In my experience, its better to simply try using LLMs in areas where they don't have a lot of training data (e.g. reasoning about the behaviour of terraform plans). Its not a hard cutoff of being _only_ able to reason exactly about solved things, but its not too far off as a first approximation.
The researchers took exiting known problems and parameterised their difficulty [1]. While most of these are not by any means easy for humans, the interesting observation to me was that the failure_N was not proportional to the complexity of the problem, but more with how common solution "printouts" for that size of the problem can typically be encountered in the training data. For example, "towers of hanoi" which has printouts of solutions for a variety of sizes went to very large number of steps N, while the river crossing, which is almost entirely not present in the training data for N larger than 3, failed above pretty much that exact number.
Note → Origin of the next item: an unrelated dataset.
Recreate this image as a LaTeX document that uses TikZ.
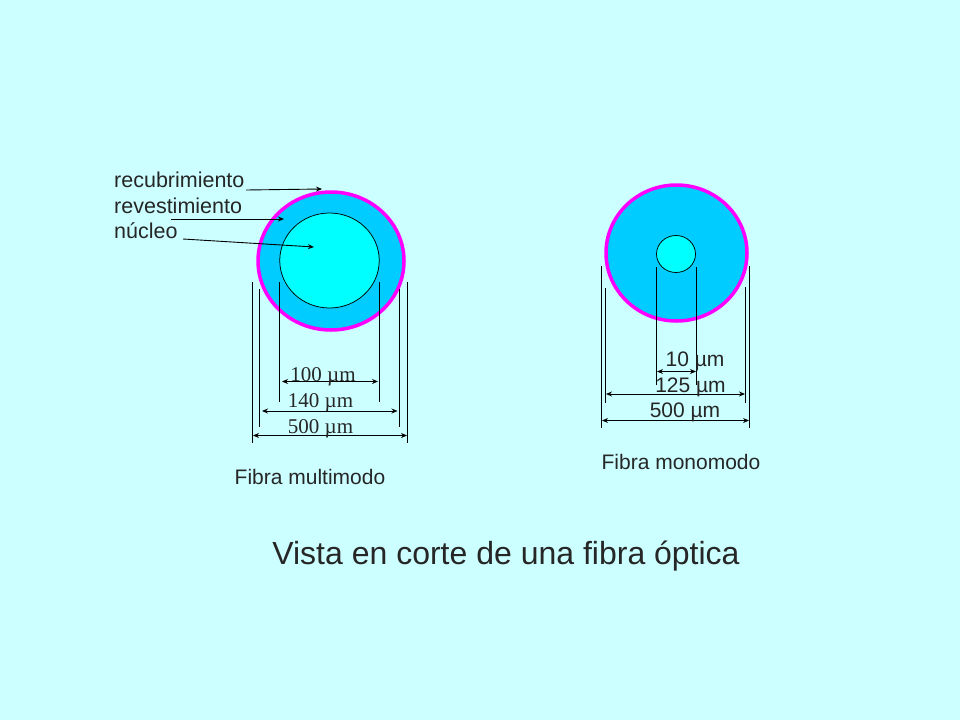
\documentclass[tikz,border=0pt]{standalone}
\usepackage{fontspec}
\setmainfont{Liberation Sans}
\newfontfamily\serifx{Liberation Serif}
\usetikzlibrary{arrows.meta,shapes.geometric}
\definecolor{bgc}{HTML}{CCFFFF}
\definecolor{cladc}{HTML}{00CCFF}
\definecolor{corec}{HTML}{00FFFF}
\definecolor{rimc}{HTML}{FF00FF}
\tikzset{
 x=1pt,y=-1pt,
 outerdisc/.style={ellipse,draw=rimc,line width=3.5pt,fill=cladc,inner sep=0pt,outer sep=0pt},
 innerdisc/.style={ellipse,draw=black,line width=0.75pt,fill=corec,inner sep=0pt,outer sep=0pt},
 lbl/.style={inner sep=0pt,anchor=base west,font=\fontsize{21.5}{21.5}\selectfont,text=black!85},
 dimser/.style={inner sep=0pt,font=\fontsize{21}{21}\selectfont\serifx,text=black!85},
 dimsan/.style={inner sep=0pt,font=\fontsize{21}{21}\selectfont,text=black!85},
 captxt/.style={inner sep=0pt,font=\fontsize{21}{21}\selectfont,text=black!85},
 extline/.style={line width=0.75pt,black},
 dimarrow/.style={line width=0.9pt,black,{Stealth[length=6pt,width=5pt]}-{Stealth[length=6pt,width=5pt]}},
 leadarrow/.style={line width=0.9pt,black,-{Stealth[length=6pt,width=5pt]}},
}
\begin{document}
\begin{tikzpicture}
\useasboundingbox (0,0) rectangle (960,720);
\fill[bgc] (0,0) rectangle (960,720);
% left fibre
\node[outerdisc,minimum width=146pt,minimum height=138pt] (lo) at (331,261) {};
\node[innerdisc,minimum width=99.5pt,minimum height=95pt] (li) at (329.5,260.5) {};
% right fibre
\node[outerdisc,minimum width=141pt,minimum height=136pt] (ro) at (676.5,253) {};
\node[innerdisc,minimum width=39pt,minimum height=37pt] (ri) at (676,254) {};
% labels
\node[lbl] (t1) at (114,187.5) {recubrimiento};
\node[lbl] (t2) at (114,213) {revestimiento};
\node[lbl] (t3) at (114,238.5) {núcleo};
\coordinate (a1s) at (246,190); \coordinate (a1e) at (322,189);
\coordinate (a2s) at (171,219); \coordinate (a2e) at (284,219);
\coordinate (a3s) at (183,239); \coordinate (a3e) at (314,247);
\draw[leadarrow] (a1s) -- (a1e);
\draw[leadarrow] (a2s) -- (a2e);
\draw[leadarrow] (a3s) -- (a3e);
% left extension lines
\foreach \n/\x/\a/\b in {a/252.5/282/443,b/259/289/427,c/279/282/402,d/379.5/282/402,e/399.5/289/427,f/407/282/443}{
 \coordinate (l\n t) at (\x,\a); \coordinate (l\n b) at (\x,\b);
 \draw[extline] (l\n t) -- (l\n b);
}
\coordinate (d1a) at (282,381.5); \coordinate (d1b) at (378,381.5);
\coordinate (d2a) at (262,411); \coordinate (d2b) at (397.5,411);
\coordinate (d3a) at (253,435.5); \coordinate (d3b) at (407,435.5);
\draw[dimarrow] (d1a) -- (d1b);
\draw[dimarrow] (d2a) -- (d2b);
\draw[dimarrow] (d3a) -- (d3b);
\node[dimser] (v1) at (323,377) {100 µm};
\node[dimser] (v2) at (320.5,402.5) {140 µm};
\node[dimser] (v3) at (320.5,429) {500 µm};
\node[captxt] (c1) at (310,477) {Fibra multimodo};
% right extension lines
\foreach \n/\x/\a/\b in {a/601.5/266/428,b/605.5/288/403,c/656.5/267/385,d/696.5/267/385,e/745/287/403,f/749/266/428}{
 \coordinate (r\n t) at (\x,\a); \coordinate (r\n b) at (\x,\b);
 \draw[extline] (r\n t) -- (r\n b);
}
\coordinate (e1a) at (657,371.5); \coordinate (e1b) at (696,371.5);
\coordinate (e2a) at (606,394); \coordinate (e2b) at (745,394);
\coordinate (e3a) at (602,420.5); \coordinate (e3b) at (749,420.5);
\draw[dimarrow] (e1a) -- (e1b);
\draw[dimarrow] (e2a) -- (e2b);
\draw[dimarrow] (e3a) -- (e3b);
\node[dimsan] (w1) at (695,361) {10 µm};
\node[dimsan] (w2) at (690.5,387) {125 µm};
\node[dimsan] (w3) at (685,412) {500 µm};
\node[captxt] (c2) at (681,462) {Fibra monomodo};
\node[inner sep=0pt,font=\fontsize{32}{32}\selectfont,text=black!85] (title) at (506,556) {Vista en corte de una fibra óptica};
\end{tikzpicture}
\end{document}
It doesn't help that thanks to RLHF, every time a good example of this gains popularity, e.g. "How many Rs are in 'strawberry'?", it's often snuffed out quickly. If I worked at a company with an LLM product, I'd build tooling to look for these kinds of examples in social media or directly in usage data so they can be prioritized for fixes. I don't know how to feel about this.
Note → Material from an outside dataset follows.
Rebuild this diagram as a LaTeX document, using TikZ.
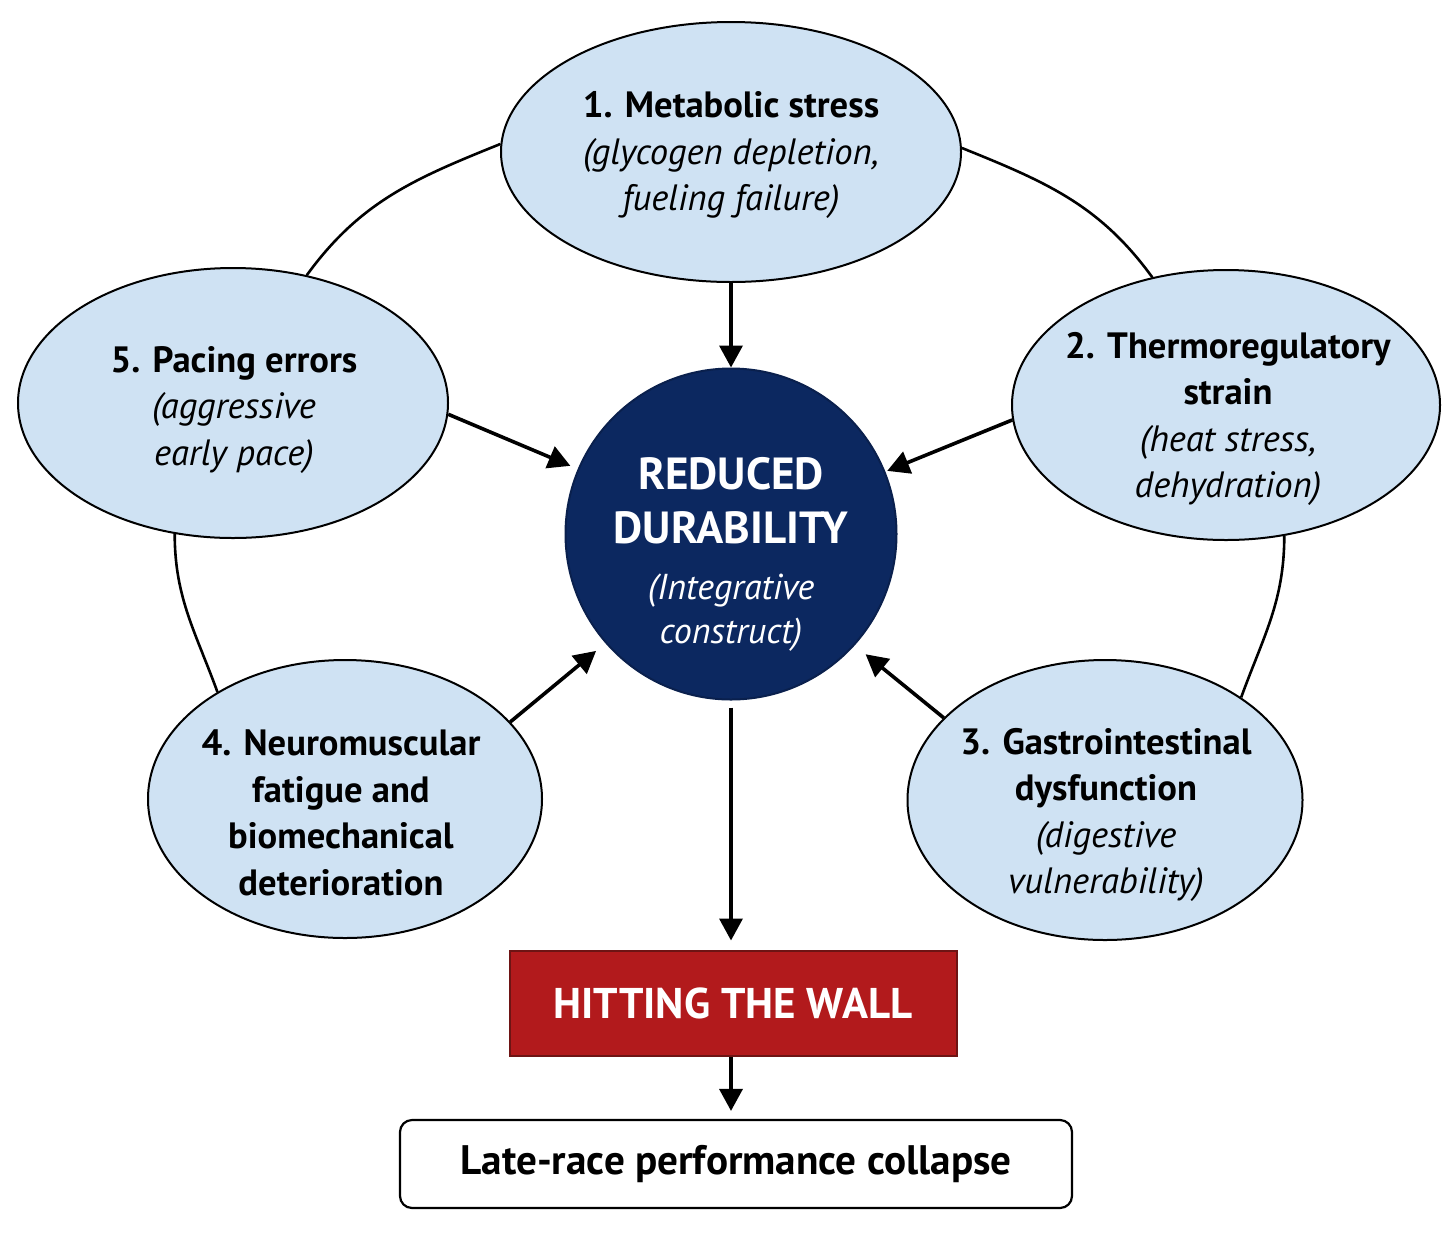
\documentclass[tikz,border=0pt]{standalone}
\usepackage{fontspec}
\setmainfont{PT Sans}
\usetikzlibrary{shapes.geometric,arrows.meta}
\definecolor{eblue}{RGB}{207,226,243}
\definecolor{navy}{RGB}{12,40,96}
\definecolor{wallred}{RGB}{178,26,28}
\definecolor{walledge}{RGB}{110,20,20}
\tikzset{
  factor/.style={ellipse,draw=black,line width=1pt,fill=eblue,inner sep=0pt},
  ftext/.style={align=center,font=\fontsize{18.3}{23.3}\selectfont,inner sep=0pt},
  arr/.style={line width=1.8pt,-{Triangle[length=11pt,width=11.5pt]}},
  ring/.style={line width=1.3pt},
}
\begin{document}
\begin{tikzpicture}[x=0.5pt,y=0.5pt]
\useasboundingbox[fill=white] (0,0) rectangle (1456,-1233);

\node[factor,minimum width=230pt,minimum height=130pt] (e1) at (731,-152) {};
\node[factor,minimum width=214pt,minimum height=135pt] (e2) at (1226,-405) {};
\node[factor,minimum width=197.5pt,minimum height=140pt] (e3) at (1105,-800) {};
\node[factor,minimum width=197pt,minimum height=139pt] (e4) at (345,-799) {};
\node[factor,minimum width=215pt,minimum height=135pt] (e5) at (233,-403) {};

% ring arcs
\draw[ring] (e1.178.7) to[out=202,in=54] (e5.60);
\draw[ring] (e1.1.3) to[out=-22,in=126] (e2.120);
\draw[ring] (e5.246.6) to[out=270,in=110] (e4.140);
\draw[ring] (e2.294.4) to[out=270,in=70] (e3.37);

\node[circle,fill=navy,draw=navy!80!black,line width=1pt,minimum size=165.5pt,inner sep=0pt] (c) at (731,-534) {};

% texts
\node[ftext] (t1) at (731,-155) {\textbf{1. Metabolic stress}\\\textit{(glycogen depletion,}\\\textit{fueling failure)}};
\node[ftext] (t2) at (1228,-419) {\textbf{2. Thermoregulatory}\\\textbf{strain}\\\textit{(heat stress,}\\\textit{dehydration)}};
\node[ftext] (t3) at (1106,-815) {\textbf{3. Gastrointestinal}\\\textbf{dysfunction}\\\textit{(digestive}\\\textit{vulnerability)}};
\node[ftext] (t4) at (341,-813) {\textbf{4. Neuromuscular}\\\textbf{fatigue and}\\\textbf{biomechanical}\\\textbf{deterioration}};
\node[ftext] (t5) at (234,-410) {\textbf{5. Pacing errors}\\\textit{(aggressive}\\\textit{early pace)}};

\node[align=center,text=white,inner sep=0pt,font=\fontsize{22.5}{27}\selectfont] (ct) at (731,-554)
  {\textbf{REDUCED}\\\textbf{DURABILITY}\\[1pt]{\fontsize{18}{22}\selectfont\itshape (Integrative}\\[-5pt]{\fontsize{18}{22}\selectfont\itshape construct)}};

\node[rectangle,fill=wallred,draw=walledge,line width=1pt,minimum width=223.5pt,minimum height=52.5pt,
  text=white,font=\fontsize{21.5}{25}\selectfont\bfseries] (w) at (733,-1003) {HITTING THE WALL};

\node[rectangle,rounded corners=6pt,fill=white,draw=black,line width=1.1pt,minimum width=336pt,minimum height=44pt,
  font=\fontsize{20.6}{24}\selectfont\bfseries] (l) at (736,-1164) {Late-race performance collapse};

% arrows
\draw[arr] (e1.south) -- (c.north);
\draw[arr,shorten >=4pt] (e5.-3) -- (c.157);
\draw[arr,shorten >=1pt] (e2.184) -- (c.22);
\draw[arr,shorten >=6pt] (e4.25) -- (c.221);
\draw[arr,shorten >=7pt] (e3.153.6) -- (c.318);
\draw[arr,shorten <=3.5pt,shorten >=4.5pt] (c.south) -- (c.south |- w.north);
\draw[arr,shorten >=4pt] (c.south |- w.south) -- (c.south |- l.north);
\end{tikzpicture}
\end{document}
On the one hand, it's sort of like red teaming. On the other hand, it clearly gives consumers a false sense of ability.
Indeed. Which is why I think the only way to really evaluate the progress of LLMs is to curate your own personal set of example failures that you don't share with anyone else and only use it via APIs that provide some sort of no-data-retention and no-training guarantees.
I agree that all AI has been fake AI since the term was first coined.
Researchers in the field used to acknowledge that their computational models weren't anywhere close to AI. That all changed when greed became the driving motivation of tech.
> As the recently released Apple study demonstrates
The Apple study that did Towers of Hanoi and concluded that giving up when the answers would have been too long to fit in the output window was a sign of "not reasoning"?
In this case, it would have been better for the AI industry if it had been 700 programmers, because then the rest of the industry could have argued that the utter trash code Builder.ai generated was the result of human coders spending a few minutes haphazardly typing out random code, and not the result of a specialty-trained LLM.